A Yank at Oxford (1938)    1 Stars

 

 

A Yank at Oxford (1938)

Director: Jack Conway

Cast: Robert Taylor, Vivien Leigh, Lionel Barrymore

Synopsis: Lee Sheridan, a young American comes to study at Oxford University, but is instantly disliked by the other students, because of his brash and big-headed attitude.

 

 

 

 

A Yank at Oxford offers a quaint version of Oxford academia in which days are spent boating on the river or running on the track rather than sitting in a stuffy classroom with a textbook the size of a housebrick; a world in which students wear suits and smoke pipes, and flee for the back door of the pub whenever a professor is seen.

Robert Taylor plays the conceited but likeable ‘Yank’ of the title in this typical ‘fish out of water’ movie that starts strongly before rambling a little as it concentrates on the animosity he encounters from another student (Griffith Jones, giving a solid performance). Taylor’s a little too old for the part, but still has the boyish good-looks that faded so badly in the Forties.

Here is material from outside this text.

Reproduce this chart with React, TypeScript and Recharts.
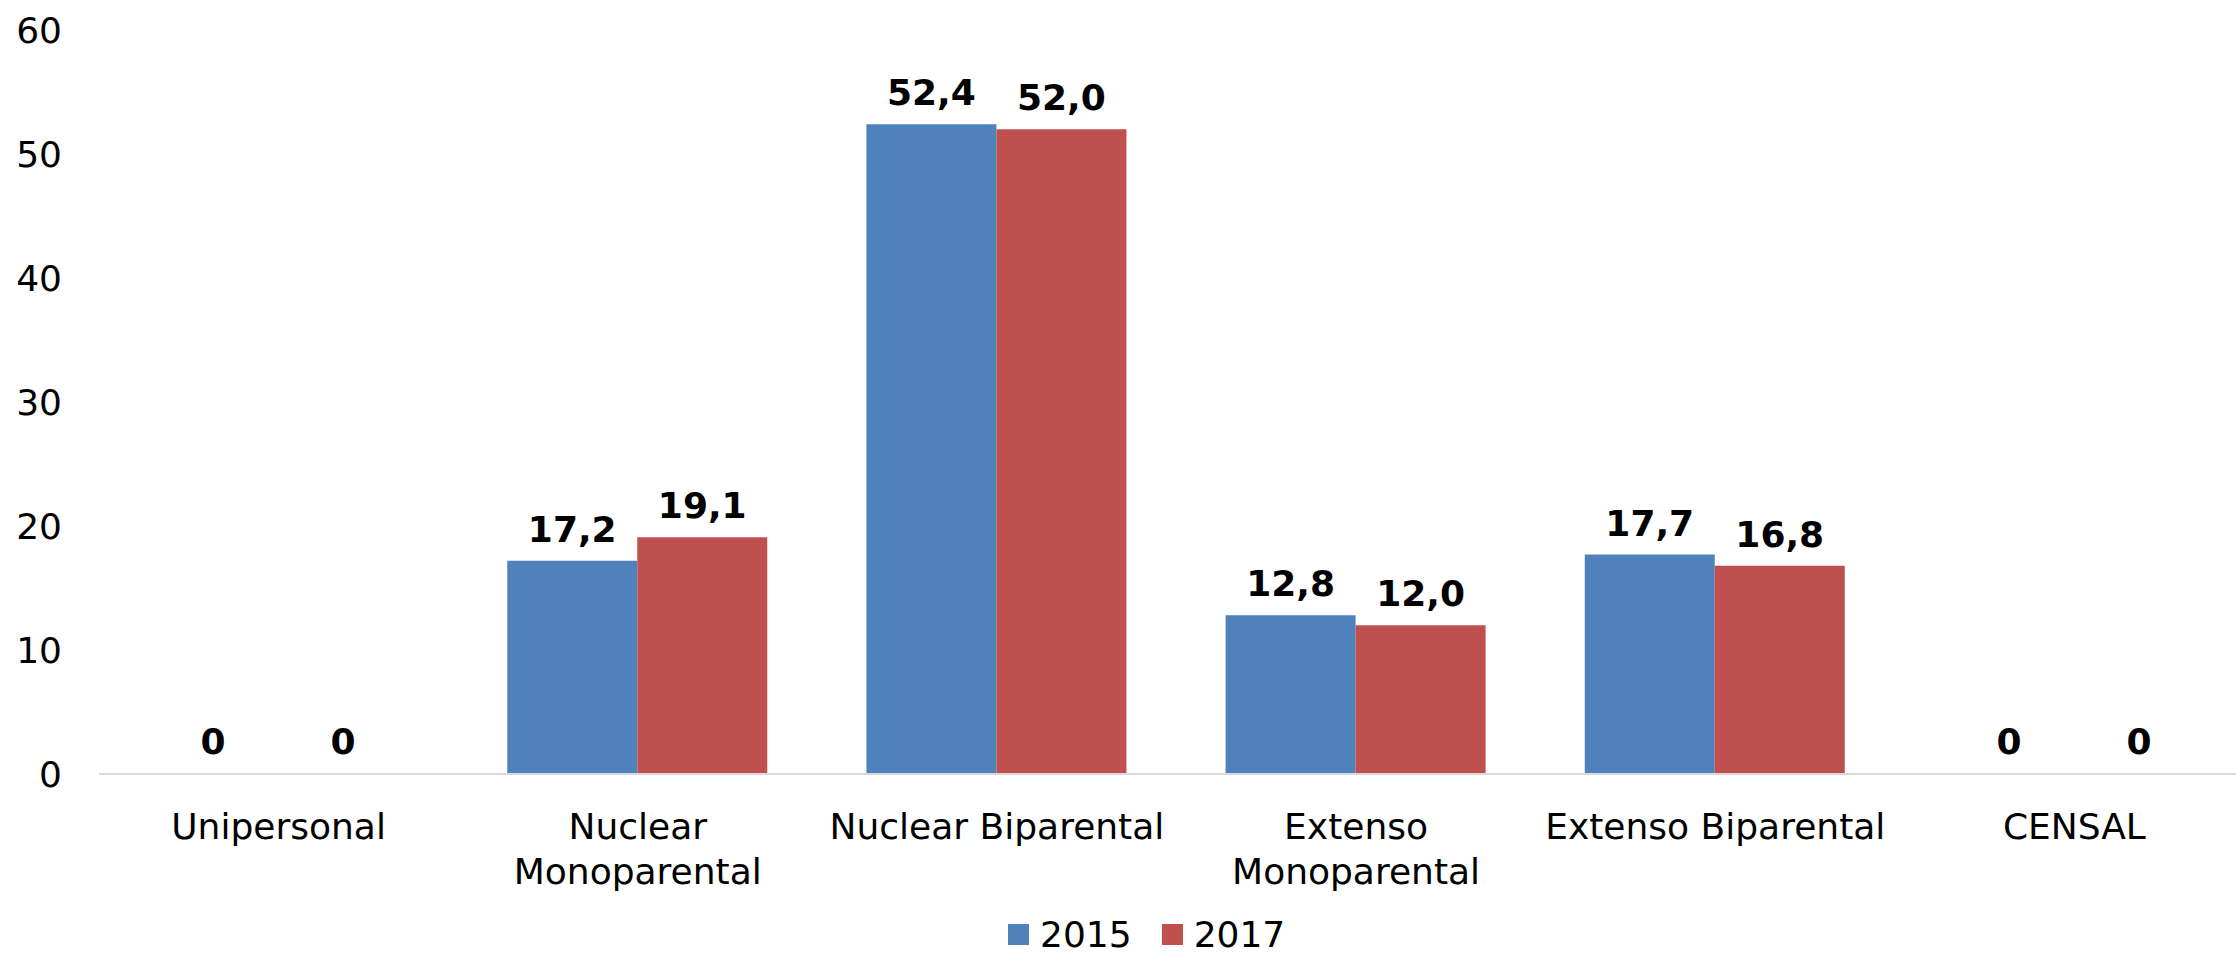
import React from "react";
import { BarChart, Bar, XAxis, YAxis, Legend, LabelList, Cell } from "recharts";

const categories = ["Unipersonal", "Nuclear Monoparental", "Nuclear Biparental", "Extenso Monoparental", "Extenso Biparental", "CENSAL"];
const categoryLines = [["Unipersonal"], ["Nuclear", "Monoparental"], ["Nuclear Biparental"], ["Extenso", "Monoparental"], ["Extenso Biparental"], ["CENSAL"]];
const values2015 = [0, 17.2, 52.4, 12.8, 17.7, 0];
const values2017 = [0, 19.1, 52.0, 12.0, 16.8, 0];
const yTicks = [0, 10, 20, 30, 40, 50, 60];
const seriesNames = ["2015", "2017"];
const colors = ["#4F81BD", "#C0504D"];

const data = categories.map((name, i) => ({ name, v2015: values2015[i], v2017: values2017[i] }));

const FONT = "'DejaVu Sans', Verdana, sans-serif";

const fmt = (v: any) => (Number(v) === 0 ? "0" : Number(v).toFixed(1).replace(".", ","));

const XTick = (props: any) => {
  const { x, y, payload, index } = props;
  const lines = categoryLines[index] ?? [String(payload.value)];
  return (
    <text x={x} y={y + 63} textAnchor="middle" fontSize={36} fontFamily={FONT} fill="#000">
      {lines.map((l: string, i: number) => (
        <tspan key={i} x={x} dy={i === 0 ? 0 : 45}>{l}</tspan>
      ))}
    </text>
  );
};

const LegendContent = () => (
  <div style={{ display: "flex", alignItems: "center", height: 40, paddingLeft: 1008, paddingTop: 3, boxSizing: "border-box", fontFamily: FONT, fontSize: 36, color: "#000" }}>
    {seriesNames.map((n, i) => (
      <div key={n} style={{ display: "flex", alignItems: "center", marginRight: 30 }}>
        <div style={{ width: 21, height: 21, background: colors[i], marginRight: 11 }} />
        <span style={{ lineHeight: "40px" }}>{n}</span>
      </div>
    ))}
  </div>
);

const minSize = (v: any) => (Number(v) === 0 ? 1 : 0);
const labelStyle = { fontSize: 36, fontWeight: 700, fontFamily: FONT, fill: "#000" };

export default function App() {
  return (
    <div style={{ position: "absolute", left: 0, top: 0, width: 2236, height: 953, overflow: "hidden", background: "#fff" }}>
      <BarChart width={2254} height={953} data={data} margin={{ top: 30, right: 0, left: 0, bottom: 0 }} barCategoryGap="13.67%" barGap={0}>
        <XAxis dataKey="name" interval={0} height={139} tickLine={false} tickSize={0} axisLine={{ stroke: "#D9D9D9", strokeWidth: 2 }} tick={<XTick />} />
        <YAxis width={99} domain={[0, 60]} ticks={yTicks} axisLine={false} tickLine={false} tickSize={0} tickMargin={37} tick={{ fontSize: 36, fontFamily: FONT, fill: "#000" }} />
        <Legend verticalAlign="bottom" height={40} content={<LegendContent />} />
        <Bar dataKey="v2015" name="2015" fill={colors[0]} minPointSize={minSize} isAnimationActive={false}>
          {values2015.map((v, i) => (
            <Cell key={i} fill={v === 0 ? "transparent" : colors[0]} />
          ))}
          <LabelList dataKey="v2015" position="top" offset={19} formatter={fmt} style={labelStyle} />
        </Bar>
        <Bar dataKey="v2017" name="2017" fill={colors[1]} minPointSize={minSize} isAnimationActive={false}>
          {values2017.map((v, i) => (
            <Cell key={i} fill={v === 0 ? "transparent" : colors[1]} />
          ))}
          <LabelList dataKey="v2017" position="top" offset={19} formatter={fmt} style={labelStyle} />
        </Bar>
      </BarChart>
    </div>
  );
}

A flighty Vivien Leigh and a pretty Maureen O’Sullivan both look young and fresh, and add a little brightness to the fusty old halls of academia.

The movie offers a picture of a pre-World War II world that perhaps never existed, although it would be nice to believe that it did. Either way, it’s a pleasant way to lose yourself from the modern world for 90 minutes.